GIVEN INSTRUCTION — Please write the listing below out again exactly, leaving every picture behind.

-- Start --

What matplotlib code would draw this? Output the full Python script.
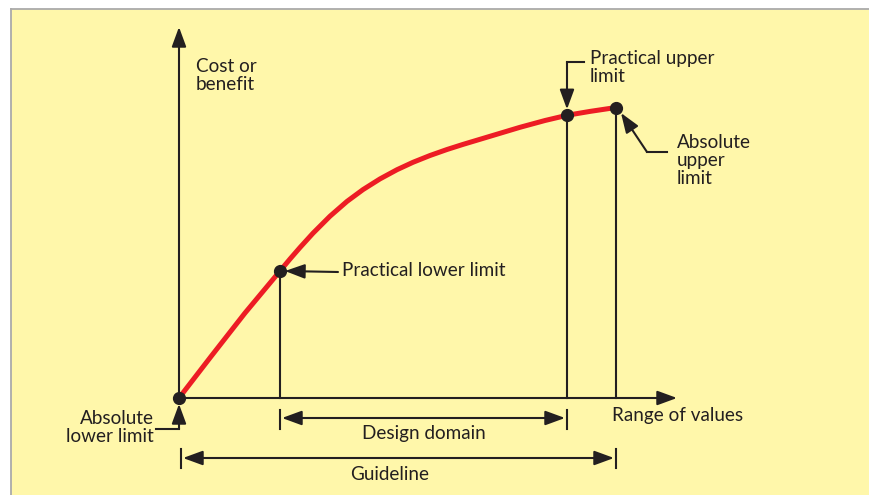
import numpy as np
import matplotlib
matplotlib.use('Agg')
from matplotlib import pyplot as plt
from matplotlib.patches import Rectangle

# curve (x right of origin, y above the x axis)
curve_x = [0, 32, 66, 101, 111, 121, 134, 151, 168, 184, 201, 218, 234, 251, 268,
           284, 301, 341, 366, 388, 411, 437]
curve_y = [0, 41.5, 85, 127, 139, 150.5, 164.8, 181.8, 196.6, 208.4, 219.1, 228.3,
           235.7, 242.5, 248.5, 253.6, 258.7, 270.7, 277.5, 282.7, 286.6, 290.5]

# the four marked limits
abs_lower = (0, 0)
prac_lower = (101, 127)
prac_upper = (388, 282.7)
abs_upper = (437, 290.5)

ink = '#231f20'
red = '#ed1c24'
panel = '#fff7aa'
fs = 13.6
ls = 1.08
plt.rcParams['font.family'] = ['Lato', 'DejaVu Sans']

fig = plt.figure(figsize=(8.7, 4.95), dpi=100)
ax = fig.add_axes([0, 0, 1, 1])
ox, oy = 179, 398  # origin of the diagram in pixels
ax.set_xlim(-ox, 870 - ox)
ax.set_ylim(oy - 495, oy)
ax.axis('off')

def P(px, py):
    # pixel position -> diagram coords
    return px - ox, oy - py

# yellow panel with grey top/left edge
x0, y0 = P(11, 9)
ax.add_patch(Rectangle((x0, oy - 500), 900, y0 - (oy - 500), facecolor=panel, edgecolor='none', zorder=0))
ax.plot([x0, 900], [y0, y0], color='#aaaaaa', lw=1.3, zorder=1)
ax.plot([x0, x0], [y0, oy - 500], color='#aaaaaa', lw=1.3, zorder=1)

head = dict(arrowstyle='-|>,head_length=0.6,head_width=0.22', mutation_scale=20,
            lw=1.5, color=ink, shrinkA=0, shrinkB=0)
both = dict(head, arrowstyle='<|-|>,head_length=0.6,head_width=0.22')

def arrow(start, tip, style=head):
    ax.annotate('', xy=tip, xytext=start, arrowprops=style, zorder=3)

# axes of the diagram
arrow((0, 0), P(179, 27))
arrow((0, 0), P(677, 398))

# drop lines
for px, py in [prac_lower, prac_upper, abs_upper]:
    ax.plot([px, px], [0, py], color=ink, lw=1.5, zorder=2)

# the curve and its points
ax.plot(curve_x, curve_y, color=red, lw=3.6, solid_capstyle='butt', solid_joinstyle='round', zorder=4)
pts = [abs_lower, prac_lower, prac_upper, abs_upper]
ax.plot([p[0] for p in pts], [p[1] for p in pts], 'o', color=ink, ms=8.5, zorder=5)

txt = dict(fontsize=fs, color=ink, linespacing=ls)

# labels
ax.text(*P(196, 58), 'Cost or\nbenefit', va='top', ha='left', **txt)
ax.text(*P(612, 416), 'Range of values', va='center', ha='left', **txt)

# practical lower limit
arrow(P(338, 272), (prac_lower[0] + 5, prac_lower[1]))
ax.text(*P(342, 271), 'Practical lower limit', va='center', ha='left', **txt)

# practical upper limit
ax.plot(*zip(P(584, 62), (prac_upper[0], oy - 62)), color=ink, lw=1.5)
arrow((prac_upper[0], oy - 62), (prac_upper[0], prac_upper[1] + 6))
ax.text(*P(590, 50), 'Practical upper\nlimit', va='top', ha='left', **txt)

# absolute upper limit
ax.plot(*zip(P(667, 152), P(647, 152)), color=ink, lw=1.5)
arrow(P(647, 152), P(621, 113))
ax.text(*P(677, 134), 'Absolute\nupper\nlimit', va='top', ha='left', **txt)

# absolute lower limit
ax.plot(*zip(P(156, 429), P(179, 429)), color=ink, lw=1.5)
arrow(P(179, 429), (abs_lower[0], abs_lower[1] - 6))
ax.text(*P(154, 410), 'Absolute\nlower limit', va='top', ha='right', **txt)

# design domain bracket
yd = oy - 418
for px in [prac_lower[0], prac_upper[0]]:
    ax.plot([px, px], [oy - 410, oy - 429], color=ink, lw=1.5)
arrow((prac_lower[0] + 2, yd), (prac_upper[0] - 2, yd), both)
ax.text((prac_lower[0] + prac_upper[0]) / 2, oy - 434, 'Design domain', ha='center', va='center', **txt)

# guideline bracket
yg = oy - 458
for px in [abs_lower[0] + 2, abs_upper[0]]:
    ax.plot([px, px], [oy - 449, oy - 468], color=ink, lw=1.5)
arrow((abs_lower[0] + 4, yg), (abs_upper[0] - 2, yg), both)
ax.text((abs_lower[0] + abs_upper[0]) / 2 - 8, oy - 474, 'Guideline', ha='center', va='center', **txt)

fig.savefig('out.png', dpi=100)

-- End --

TASK RESULT —
What matplotlib code would draw this? Output the full Python script.
import numpy as np
import matplotlib
matplotlib.use('Agg')
from matplotlib import pyplot as plt
from matplotlib.patches import Rectangle

# curve (x right of origin, y above the x axis)
curve_x = [0, 32, 66, 101, 111, 121, 134, 151, 168, 184, 201, 218, 234, 251, 268,
           284, 301, 341, 366, 388, 411, 437]
curve_y = [0, 41.5, 85, 127, 139, 150.5, 164.8, 181.8, 196.6, 208.4, 219.1, 228.3,
           235.7, 242.5, 248.5, 253.6, 258.7, 270.7, 277.5, 282.7, 286.6, 290.5]

# the four marked limits
abs_lower = (0, 0)
prac_lower = (101, 127)
prac_upper = (388, 282.7)
abs_upper = (437, 290.5)

ink = '#231f20'
red = '#ed1c24'
panel = '#fff7aa'
fs = 13.6
ls = 1.08
plt.rcParams['font.family'] = ['Lato', 'DejaVu Sans']

fig = plt.figure(figsize=(8.7, 4.95), dpi=100)
ax = fig.add_axes([0, 0, 1, 1])
ox, oy = 179, 398  # origin of the diagram in pixels
ax.set_xlim(-ox, 870 - ox)
ax.set_ylim(oy - 495, oy)
ax.axis('off')

def P(px, py):
    # pixel position -> diagram coords
    return px - ox, oy - py

# yellow panel with grey top/left edge
x0, y0 = P(11, 9)
ax.add_patch(Rectangle((x0, oy - 500), 900, y0 - (oy - 500), facecolor=panel, edgecolor='none', zorder=0))
ax.plot([x0, 900], [y0, y0], color='#aaaaaa', lw=1.3, zorder=1)
ax.plot([x0, x0], [y0, oy - 500], color='#aaaaaa', lw=1.3, zorder=1)

head = dict(arrowstyle='-|>,head_length=0.6,head_width=0.22', mutation_scale=20,
            lw=1.5, color=ink, shrinkA=0, shrinkB=0)
both = dict(head, arrowstyle='<|-|>,head_length=0.6,head_width=0.22')

def arrow(start, tip, style=head):
    ax.annotate('', xy=tip, xytext=start, arrowprops=style, zorder=3)

# axes of the diagram
arrow((0, 0), P(179, 27))
arrow((0, 0), P(677, 398))

# drop lines
for px, py in [prac_lower, prac_upper, abs_upper]:
    ax.plot([px, px], [0, py], color=ink, lw=1.5, zorder=2)

# the curve and its points
ax.plot(curve_x, curve_y, color=red, lw=3.6, solid_capstyle='butt', solid_joinstyle='round', zorder=4)
pts = [abs_lower, prac_lower, prac_upper, abs_upper]
ax.plot([p[0] for p in pts], [p[1] for p in pts], 'o', color=ink, ms=8.5, zorder=5)

txt = dict(fontsize=fs, color=ink, linespacing=ls)

# labels
ax.text(*P(196, 58), 'Cost or\nbenefit', va='top', ha='left', **txt)
ax.text(*P(612, 416), 'Range of values', va='center', ha='left', **txt)

# practical lower limit
arrow(P(338, 272), (prac_lower[0] + 5, prac_lower[1]))
ax.text(*P(342, 271), 'Practical lower limit', va='center', ha='left', **txt)

# practical upper limit
ax.plot(*zip(P(584, 62), (prac_upper[0], oy - 62)), color=ink, lw=1.5)
arrow((prac_upper[0], oy - 62), (prac_upper[0], prac_upper[1] + 6))
ax.text(*P(590, 50), 'Practical upper\nlimit', va='top', ha='left', **txt)

# absolute upper limit
ax.plot(*zip(P(667, 152), P(647, 152)), color=ink, lw=1.5)
arrow(P(647, 152), P(621, 113))
ax.text(*P(677, 134), 'Absolute\nupper\nlimit', va='top', ha='left', **txt)

# absolute lower limit
ax.plot(*zip(P(156, 429), P(179, 429)), color=ink, lw=1.5)
arrow(P(179, 429), (abs_lower[0], abs_lower[1] - 6))
ax.text(*P(154, 410), 'Absolute\nlower limit', va='top', ha='right', **txt)

# design domain bracket
yd = oy - 418
for px in [prac_lower[0], prac_upper[0]]:
    ax.plot([px, px], [oy - 410, oy - 429], color=ink, lw=1.5)
arrow((prac_lower[0] + 2, yd), (prac_upper[0] - 2, yd), both)
ax.text((prac_lower[0] + prac_upper[0]) / 2, oy - 434, 'Design domain', ha='center', va='center', **txt)

# guideline bracket
yg = oy - 458
for px in [abs_lower[0] + 2, abs_upper[0]]:
    ax.plot([px, px], [oy - 449, oy - 468], color=ink, lw=1.5)
arrow((abs_lower[0] + 4, yg), (abs_upper[0] - 2, yg), both)
ax.text((abs_lower[0] + abs_upper[0]) / 2 - 8, oy - 474, 'Guideline', ha='center', va='center', **txt)

fig.savefig('out.png', dpi=100)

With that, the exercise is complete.